Exploring the West Coast
Portland Dance Classic
By Taylor Wall
After looking for an amateur competition to attend during the winter season, my partner, Michael Kasinkas, and I decided to try out a new competition on the west coast: the Portland Dance Classic. We like to treat our competition outings like vacations, including seeing the city and trying local foods, and this trip was no different. We arrived two days before the competition to explore the city before hitting the dance floor.
Because the competition was in a suburb, we rented a car, and because we're super adventurous people who like to live on the edge, we agreed to pay a reduced rental rate in exchange for whatever car they had available that day. For weeks before the trip, we hoped for a sleek, fast car while joking with friends that we would get a minivan. Well, the higher powers of car rental must enjoy playing tricks on people, because that's exactly what we got: a massive Toyota Sienna with fold-down seats, power side doors, dual climate controls, and absolutely no traction or weight balance on twisting mountain roads. We called this behemoth The Destroyer.
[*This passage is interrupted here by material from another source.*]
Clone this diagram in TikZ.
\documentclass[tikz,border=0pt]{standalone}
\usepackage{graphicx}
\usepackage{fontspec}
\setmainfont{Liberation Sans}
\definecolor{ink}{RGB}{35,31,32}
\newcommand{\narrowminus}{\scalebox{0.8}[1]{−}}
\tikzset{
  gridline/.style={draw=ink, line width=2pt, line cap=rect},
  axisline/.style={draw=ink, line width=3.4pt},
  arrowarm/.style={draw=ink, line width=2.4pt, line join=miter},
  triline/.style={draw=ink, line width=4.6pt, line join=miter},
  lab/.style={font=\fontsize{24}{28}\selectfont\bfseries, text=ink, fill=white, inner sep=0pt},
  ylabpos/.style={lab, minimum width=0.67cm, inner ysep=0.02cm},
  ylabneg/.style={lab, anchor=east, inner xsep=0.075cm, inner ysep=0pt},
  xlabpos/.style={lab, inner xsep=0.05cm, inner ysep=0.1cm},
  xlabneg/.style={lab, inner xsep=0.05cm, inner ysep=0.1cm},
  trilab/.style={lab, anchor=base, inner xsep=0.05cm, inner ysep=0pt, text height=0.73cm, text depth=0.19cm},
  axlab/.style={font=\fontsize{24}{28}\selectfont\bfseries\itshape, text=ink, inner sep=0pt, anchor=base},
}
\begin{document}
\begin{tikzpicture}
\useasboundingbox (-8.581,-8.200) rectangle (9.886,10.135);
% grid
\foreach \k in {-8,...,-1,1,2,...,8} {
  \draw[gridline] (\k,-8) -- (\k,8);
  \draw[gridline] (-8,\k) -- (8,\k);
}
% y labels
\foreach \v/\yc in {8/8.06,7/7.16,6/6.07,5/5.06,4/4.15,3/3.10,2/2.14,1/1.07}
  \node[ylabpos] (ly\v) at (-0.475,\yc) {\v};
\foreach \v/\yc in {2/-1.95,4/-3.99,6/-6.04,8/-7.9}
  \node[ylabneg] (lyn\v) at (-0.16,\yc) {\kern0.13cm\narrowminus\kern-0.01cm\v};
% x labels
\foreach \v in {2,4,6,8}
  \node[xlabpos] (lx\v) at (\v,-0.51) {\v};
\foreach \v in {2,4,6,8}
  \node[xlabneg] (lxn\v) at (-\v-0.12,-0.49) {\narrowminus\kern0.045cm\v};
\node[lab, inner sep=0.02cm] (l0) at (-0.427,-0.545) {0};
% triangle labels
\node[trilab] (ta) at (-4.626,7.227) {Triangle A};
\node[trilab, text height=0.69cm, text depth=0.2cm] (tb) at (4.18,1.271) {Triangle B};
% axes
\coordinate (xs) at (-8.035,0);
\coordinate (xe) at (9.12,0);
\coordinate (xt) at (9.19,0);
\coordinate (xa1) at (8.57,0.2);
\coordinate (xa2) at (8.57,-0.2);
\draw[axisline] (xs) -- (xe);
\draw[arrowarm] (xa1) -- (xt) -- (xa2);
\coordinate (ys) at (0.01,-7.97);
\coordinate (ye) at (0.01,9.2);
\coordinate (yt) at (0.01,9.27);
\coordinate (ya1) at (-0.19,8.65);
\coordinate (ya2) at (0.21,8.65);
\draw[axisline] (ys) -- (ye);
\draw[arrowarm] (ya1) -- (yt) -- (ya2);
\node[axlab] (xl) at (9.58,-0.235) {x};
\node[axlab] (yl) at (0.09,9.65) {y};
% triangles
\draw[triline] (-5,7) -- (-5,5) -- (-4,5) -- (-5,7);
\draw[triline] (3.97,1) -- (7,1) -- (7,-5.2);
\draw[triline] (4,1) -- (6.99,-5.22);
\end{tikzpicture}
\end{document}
After resigning ourselves to The Destroyer, we started our sightseeing with the Oregon Zoo, where we caught the penguin feeding and saw a rare bald eagle exhibit before heading to the Lan Su Chinese Gardens, a city block which has been converted into a traditional Chinese garden and teahouse, complete with rooms with names like "Knowing the Fish Pavilion" and "Painted Boat in Misty Rain." Then we visited Powell's House of Books, which spanned another entire city block, before checking out some local restaurants.
That Friday it was foggy and rainy, but we made it out to historic Oregon City to see the official end of the Oregon Trail, where we pretended we were setting out on the Trail and packing our covered wagon. When we returned to downtown Portland, we took a maritime tour on the Willamette River with the three seamen of the steam-powered tugboat the Portland and explored the many food truck options, trying street food from a few different spots before checking out the free night at the Portland Art Museum. There was a special exhibit on Japanese art, but we turned in early to prepare for the competition Saturday.
As is typical of the west coast, most of the competition focused strongly on the international styles. We danced smooth with only two other couples, and we were the only adult rhythm competitors in any skill level, dancing the only mambo of the entire competition. Although enthusiasm for the American styles was low, we got the qualifications we wanted and enjoyed our time there. The venue was spacious with lots of room to eat lunch and practice between rounds, and the people were very friendly and welcoming (a wonderful and supportive woman named Fang agreed to record our dancing even though we were competing against her friends).
We look forward to returning to the Portland Dance Classic next year, and we may even take some extra time to explore the west coast more. Although I was surprised at just how little American style was represented in Portland, I hope to start to spreading the American love and recognition as we make new friends across the country. Going to the Portland Dance Classic made me appreciate just how lucky we are to have a well-rounded community that represents all styles in the Twin Cities, from standard and Latin to smooth and rhythm to swing and salsa.